I joined the gym this week because I’m determined to bring sexy back to suburbia. I’m strong and sturdy stock but I wouldn’t say I’m a natural athlete. The thought of running endless kilometres or cycling until my arse is numb doesn’t appeal, so to keep my interest piqued I’m more of a group fitness chick.
I’ve sampled a variety of classes this week and I just suffered my first injury.
I was rocking it like a white chick in Zumba. I was salsaing, sashaying, and gyrating my way to hotness when I realised my glow had progressed into a full blown sweat which needed a wipe, in case the drip fell off my nose and landed in front of me. When your pelvic floor is as shithouse as mine, any drops on the floor can cause a minor heart attack. My towel was off to the side so I just grabbed the bottom of my oversized singlet (the de rigeur apparel for almost middle-aged hip-hoppers) and swiped it across my sweaty face.
Unbeknownst to me, a piece of sushi rice from lunch had hardened into to a razor that slashed my nostril, causing me to make a girly squeal. Thankfully it was in time with the Carib beats and the instructor mistook it for enthusiasm. The ensuing frantic wiping of my stinging nose was also not unlike my trip to the Caribbean but that’s another story.

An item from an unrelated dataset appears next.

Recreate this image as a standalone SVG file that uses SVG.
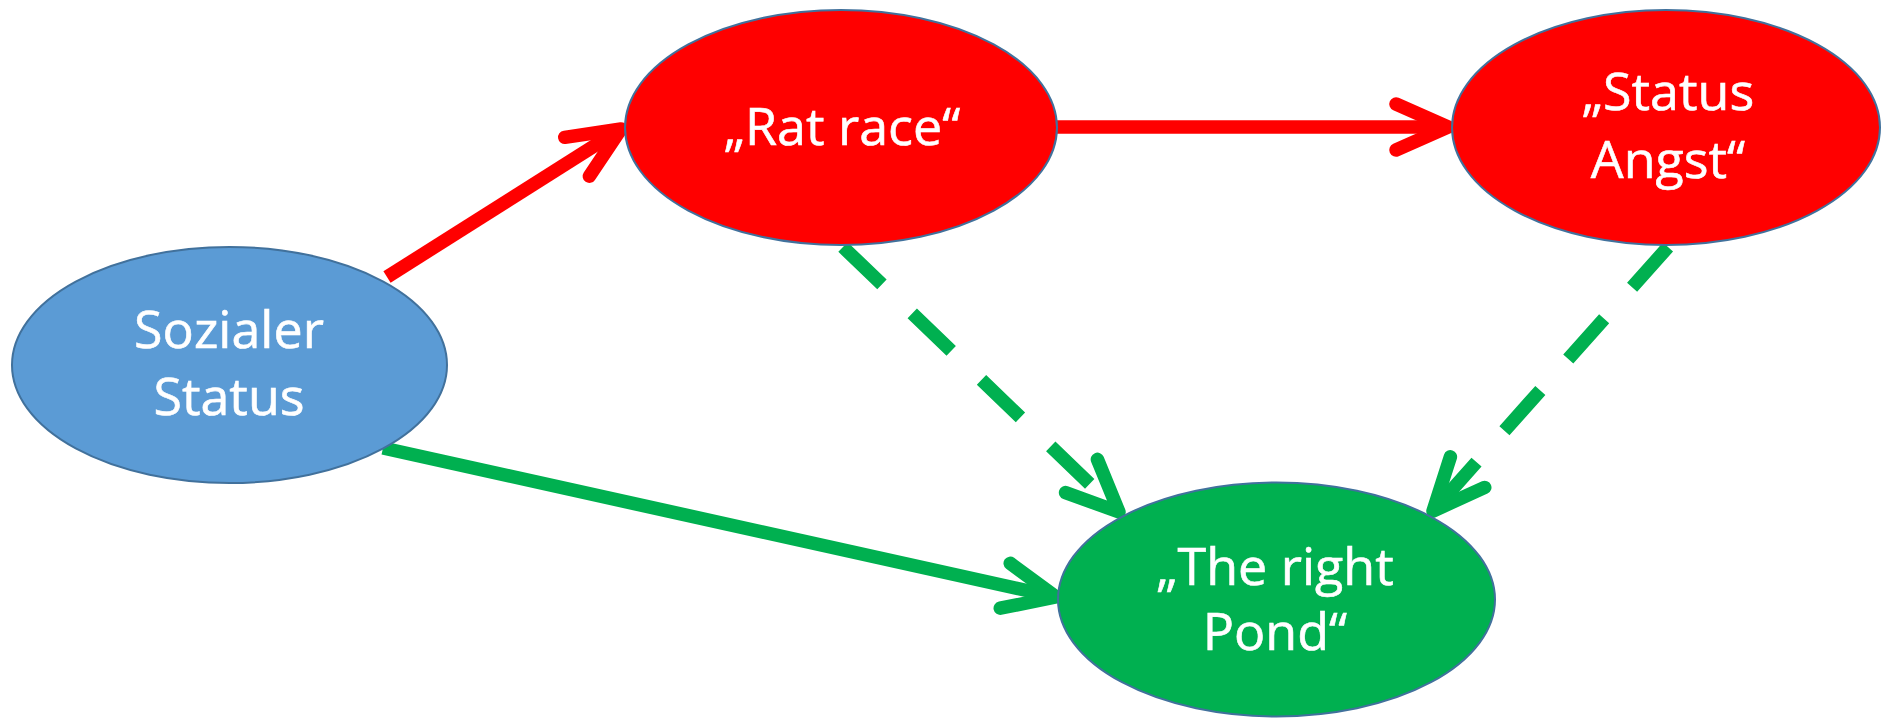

It’s not the first time I’ve injured myself in the gym.
I’ve attended numerous gyms over the past 15 years so it stands to reason that someone as klutzy as I would have sustained a few injuries. For the most part they’re lame ass injuries. Kicked a dumbbell, shin gauge in the spin room, armpit chaffing and such.
I dare say the most fantastic of all, and one of my all time most embarrassing moments, was at Fitness First in Bondi Junction. I was on a treadmill in a cardio room filled with gorgeous young ladies who never broke a sweat. They wore matching LuluLemon ensembles in pastel shades that highlighted their perfect tans, and their carefully applied make up screamed ‘I spent hours to look this natural’.
I’m one of those beetroot faced exercisers. You know the ones. The second they start warming up their head goes puce and you wonder if they’ll need a paramedic before the class is out.
Anyway, I was in all my purple glory after a half hour run on the treadmill when my left foot ventured off the belt and onto the stationary side part. This caused the foot on the treadmill to flick out behind me like a ballistic ballerina on meth. Accompanying said acrobatics was a big, high, girly squeal, just loud enough to draw the attention of everyone within a five mile radius. Fearing the worst I tried to steady myself, but I over compensated in my panic and my other foot to hit the other stationary side.
I could smell my fate (or was it my feet?) and I could not stop it. Before you could say Geronimo, you unco wench, I was on my knees on the treadmill, and being unceremoniously spat off the back.
I cracked up. How hilarious! Imagine that??? If I saw someone do that I would quite possibly pee my pants laughing but the room was silent. I looked around and everyone pretended they couldn’t see me. So much more humiliating than pointing and laughing.
What was wrong with these people??? They couldn’t have not noticed the almost six-foot beet-headed woman, arms and legs flailing across the cardio room.
The attractive girl I landed on was simply forced to acknowledge me as I was in a heap at the foot of her machine.
‘You ok?’ she asked disinterestedly, never losing a stride on her Cross Trainer.
‘Yeah, are you? Wasn’t that the funniest thing you’ve ever seen???’ I asked
Get this…. she rolled her eyes. Stride, swish, stride, swish, so forth and so on….
I jumped back on the metaphorical horse, trying to save the tiny amount of face I may possibly still have had, but my wrist was smarting, and my knees were stinging and my pride was somewhere under a piece of equipment. That would have been bearable, but every ten seconds or so I would imagine myself on my knees flying across the room and crack up again.
In summary, the gym is a place of torture. Sure, the benefits are many and varied, but take note that danger is around every corner, and humiliation is just a treadmill mishap away.